For the longest time I have been fighting the windmills, trying to get my program off the ground. It’s flying now. Not high yet, but we are getting the air under our wings quite fast, and there will be soaring happening soon. But now the powers-that-be are starting to see that my blabber is actually true…I told them so!!!!.. And they don’t like it…they thought I was just selling cookies…

I must really look like a pretty little butterfly to them…one that you look at and gets you all distracted and warm hearted, and takes your mind off the harsh reality. It must be how they see me. Otherwise they would not be so surprised that my words actually have a meaning, and they mean just what the dictionary states. Example: broadcasting - transmit (a program or some information) by radio or television; does that mean a transmission is implied? Yes! Does it also mean that equipment is used for it? Yes! Does it mean that someone is doing it? Once again, YES! Is it maybe that my speaking five languages impedes on them understanding my English? Could be that, too… But what I know to be true is that now that we are live, up-and-running, and visible to all, others are trying to steal the show…our show…and the powers-that-be are not against it…I am so not the loved child in this family!

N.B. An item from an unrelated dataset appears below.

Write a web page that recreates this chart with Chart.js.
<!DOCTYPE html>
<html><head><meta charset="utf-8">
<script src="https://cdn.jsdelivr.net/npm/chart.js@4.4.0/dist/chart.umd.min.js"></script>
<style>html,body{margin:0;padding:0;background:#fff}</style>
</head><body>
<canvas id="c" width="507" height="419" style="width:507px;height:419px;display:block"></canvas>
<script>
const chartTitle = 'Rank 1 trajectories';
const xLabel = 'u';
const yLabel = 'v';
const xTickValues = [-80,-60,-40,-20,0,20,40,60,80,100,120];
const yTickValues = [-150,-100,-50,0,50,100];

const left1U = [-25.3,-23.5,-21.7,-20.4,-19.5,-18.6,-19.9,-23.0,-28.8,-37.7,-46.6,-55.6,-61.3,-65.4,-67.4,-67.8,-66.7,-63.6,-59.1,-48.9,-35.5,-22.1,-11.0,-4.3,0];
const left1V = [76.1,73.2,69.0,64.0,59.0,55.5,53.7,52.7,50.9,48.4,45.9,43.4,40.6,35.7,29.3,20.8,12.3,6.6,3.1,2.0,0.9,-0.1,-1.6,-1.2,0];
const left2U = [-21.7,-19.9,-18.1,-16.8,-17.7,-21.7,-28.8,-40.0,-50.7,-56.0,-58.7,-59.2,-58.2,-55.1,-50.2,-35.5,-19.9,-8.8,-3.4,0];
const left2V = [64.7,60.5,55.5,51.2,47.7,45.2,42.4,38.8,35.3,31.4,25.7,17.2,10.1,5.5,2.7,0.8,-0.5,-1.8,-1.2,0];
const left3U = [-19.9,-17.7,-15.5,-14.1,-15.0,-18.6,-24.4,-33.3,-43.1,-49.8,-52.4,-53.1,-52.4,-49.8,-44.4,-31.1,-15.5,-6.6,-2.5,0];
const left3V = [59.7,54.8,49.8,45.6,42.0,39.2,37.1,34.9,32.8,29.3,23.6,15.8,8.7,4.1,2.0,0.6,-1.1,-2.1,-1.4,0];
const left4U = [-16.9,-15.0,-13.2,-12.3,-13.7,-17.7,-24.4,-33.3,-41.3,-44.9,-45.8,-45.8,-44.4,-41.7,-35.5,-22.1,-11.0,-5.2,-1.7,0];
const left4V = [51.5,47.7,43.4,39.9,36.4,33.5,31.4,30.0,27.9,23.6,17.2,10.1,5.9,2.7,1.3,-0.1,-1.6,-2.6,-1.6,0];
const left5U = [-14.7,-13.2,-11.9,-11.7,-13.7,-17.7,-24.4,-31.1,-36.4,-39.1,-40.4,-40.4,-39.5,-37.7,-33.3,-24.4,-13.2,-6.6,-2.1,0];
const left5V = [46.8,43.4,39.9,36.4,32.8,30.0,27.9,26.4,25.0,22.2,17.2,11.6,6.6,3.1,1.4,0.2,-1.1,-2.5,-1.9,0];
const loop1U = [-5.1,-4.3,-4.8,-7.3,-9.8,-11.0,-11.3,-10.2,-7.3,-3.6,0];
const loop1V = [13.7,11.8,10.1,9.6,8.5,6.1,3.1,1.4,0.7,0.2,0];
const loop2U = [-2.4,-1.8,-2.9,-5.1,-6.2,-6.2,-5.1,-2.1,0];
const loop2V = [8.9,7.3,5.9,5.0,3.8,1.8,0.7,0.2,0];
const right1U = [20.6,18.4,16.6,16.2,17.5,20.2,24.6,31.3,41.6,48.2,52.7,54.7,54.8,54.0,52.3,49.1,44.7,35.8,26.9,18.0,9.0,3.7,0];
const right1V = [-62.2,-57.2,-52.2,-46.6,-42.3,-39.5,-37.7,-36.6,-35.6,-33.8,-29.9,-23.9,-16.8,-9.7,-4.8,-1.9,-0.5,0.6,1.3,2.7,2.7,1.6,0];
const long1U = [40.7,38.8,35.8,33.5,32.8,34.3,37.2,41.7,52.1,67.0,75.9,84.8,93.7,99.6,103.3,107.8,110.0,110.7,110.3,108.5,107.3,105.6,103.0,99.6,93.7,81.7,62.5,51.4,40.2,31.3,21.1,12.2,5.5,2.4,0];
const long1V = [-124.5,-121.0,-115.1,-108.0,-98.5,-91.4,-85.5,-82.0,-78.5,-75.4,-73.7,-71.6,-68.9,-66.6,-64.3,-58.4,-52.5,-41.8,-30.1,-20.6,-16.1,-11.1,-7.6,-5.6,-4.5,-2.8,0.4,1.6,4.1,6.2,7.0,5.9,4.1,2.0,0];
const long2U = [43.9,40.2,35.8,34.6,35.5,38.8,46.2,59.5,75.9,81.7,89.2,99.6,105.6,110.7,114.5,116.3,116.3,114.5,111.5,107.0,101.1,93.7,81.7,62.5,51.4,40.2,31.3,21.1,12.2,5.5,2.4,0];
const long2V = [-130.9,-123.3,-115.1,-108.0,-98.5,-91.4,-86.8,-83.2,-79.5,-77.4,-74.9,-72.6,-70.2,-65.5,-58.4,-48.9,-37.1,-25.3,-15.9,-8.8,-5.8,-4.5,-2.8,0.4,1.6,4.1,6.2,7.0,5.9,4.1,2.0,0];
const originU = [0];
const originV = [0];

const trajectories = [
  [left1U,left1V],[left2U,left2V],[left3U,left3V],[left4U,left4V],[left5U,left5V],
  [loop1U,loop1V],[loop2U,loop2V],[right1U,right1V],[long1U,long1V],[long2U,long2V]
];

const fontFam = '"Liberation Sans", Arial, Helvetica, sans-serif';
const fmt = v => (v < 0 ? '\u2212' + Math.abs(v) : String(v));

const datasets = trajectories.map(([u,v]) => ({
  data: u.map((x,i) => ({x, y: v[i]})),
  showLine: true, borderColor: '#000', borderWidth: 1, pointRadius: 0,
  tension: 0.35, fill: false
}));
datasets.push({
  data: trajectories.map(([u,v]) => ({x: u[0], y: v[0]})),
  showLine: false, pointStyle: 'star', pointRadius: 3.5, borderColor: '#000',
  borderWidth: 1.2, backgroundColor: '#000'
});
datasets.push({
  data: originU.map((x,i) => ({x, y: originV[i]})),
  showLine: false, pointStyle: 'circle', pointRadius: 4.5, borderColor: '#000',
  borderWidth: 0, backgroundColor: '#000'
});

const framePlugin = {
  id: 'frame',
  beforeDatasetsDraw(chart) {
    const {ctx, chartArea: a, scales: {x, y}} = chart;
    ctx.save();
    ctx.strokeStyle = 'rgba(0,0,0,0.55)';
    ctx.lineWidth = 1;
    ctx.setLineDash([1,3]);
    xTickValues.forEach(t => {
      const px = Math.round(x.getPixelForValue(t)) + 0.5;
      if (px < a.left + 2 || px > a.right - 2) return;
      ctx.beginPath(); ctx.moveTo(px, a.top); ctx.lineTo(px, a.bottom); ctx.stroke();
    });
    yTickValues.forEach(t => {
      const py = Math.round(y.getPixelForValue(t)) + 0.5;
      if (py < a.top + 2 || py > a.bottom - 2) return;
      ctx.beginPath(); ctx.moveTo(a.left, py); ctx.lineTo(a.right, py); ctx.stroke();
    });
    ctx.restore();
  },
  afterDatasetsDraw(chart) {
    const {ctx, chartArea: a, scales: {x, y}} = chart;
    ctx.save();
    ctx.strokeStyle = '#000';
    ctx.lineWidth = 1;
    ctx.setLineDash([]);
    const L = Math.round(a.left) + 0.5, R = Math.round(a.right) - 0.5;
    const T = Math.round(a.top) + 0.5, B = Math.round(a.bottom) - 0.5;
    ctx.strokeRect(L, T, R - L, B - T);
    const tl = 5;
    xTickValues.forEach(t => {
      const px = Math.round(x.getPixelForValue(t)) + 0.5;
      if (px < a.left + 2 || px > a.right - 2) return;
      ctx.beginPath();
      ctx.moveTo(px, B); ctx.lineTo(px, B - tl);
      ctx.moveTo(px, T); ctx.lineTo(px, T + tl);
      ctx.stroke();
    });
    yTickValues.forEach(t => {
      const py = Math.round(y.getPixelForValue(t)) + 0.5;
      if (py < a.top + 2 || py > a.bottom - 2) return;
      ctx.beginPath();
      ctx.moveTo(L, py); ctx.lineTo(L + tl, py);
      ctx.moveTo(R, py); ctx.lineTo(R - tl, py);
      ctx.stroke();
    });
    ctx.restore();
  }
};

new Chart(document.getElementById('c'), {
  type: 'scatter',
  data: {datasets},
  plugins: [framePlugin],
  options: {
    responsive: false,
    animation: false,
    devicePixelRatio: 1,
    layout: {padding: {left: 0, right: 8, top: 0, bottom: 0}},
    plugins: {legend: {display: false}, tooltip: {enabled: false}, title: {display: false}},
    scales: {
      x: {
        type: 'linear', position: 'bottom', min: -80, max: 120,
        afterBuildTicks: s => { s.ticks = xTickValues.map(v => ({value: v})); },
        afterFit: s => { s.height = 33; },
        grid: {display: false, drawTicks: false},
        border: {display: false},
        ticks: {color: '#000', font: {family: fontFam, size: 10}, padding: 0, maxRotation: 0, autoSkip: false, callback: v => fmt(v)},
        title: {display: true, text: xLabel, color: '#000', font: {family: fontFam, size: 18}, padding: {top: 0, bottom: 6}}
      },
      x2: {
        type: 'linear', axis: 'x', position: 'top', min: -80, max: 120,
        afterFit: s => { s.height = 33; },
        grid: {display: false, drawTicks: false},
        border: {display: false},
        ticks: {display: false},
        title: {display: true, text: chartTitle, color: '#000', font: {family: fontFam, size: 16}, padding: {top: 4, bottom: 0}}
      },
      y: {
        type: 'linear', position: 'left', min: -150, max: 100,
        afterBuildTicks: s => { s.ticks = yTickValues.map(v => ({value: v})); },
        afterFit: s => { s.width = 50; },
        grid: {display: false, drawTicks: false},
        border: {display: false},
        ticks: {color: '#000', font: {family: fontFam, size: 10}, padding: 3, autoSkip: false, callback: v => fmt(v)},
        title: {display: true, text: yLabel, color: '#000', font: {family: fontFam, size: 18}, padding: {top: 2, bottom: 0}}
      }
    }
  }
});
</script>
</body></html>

Business, someone told me, it’s just business, nothing personal! Really? You sure? ‘Cause I got a better one! And they won’t see it coming! But I will not allow the bad vibes break my heart for more than five minutes! I shall not use the words they deserve to be called. I will use the words I deserve to use, like copyright and intellectual property…Ain’t life a sweetheart? That will keep them away for a while, until I re-group, and find some big bad guns to have my back…that’s what my kids like to say…and, boy, do I agree this time. Thou shall turn the other cheek. Sure. Put a little fake kiss on it please. I can take your false grin. But don’t make me say it! Or you’ll be sorry you were ever near me! I may be a David, but they might just be Goliath! And we all know how that ended!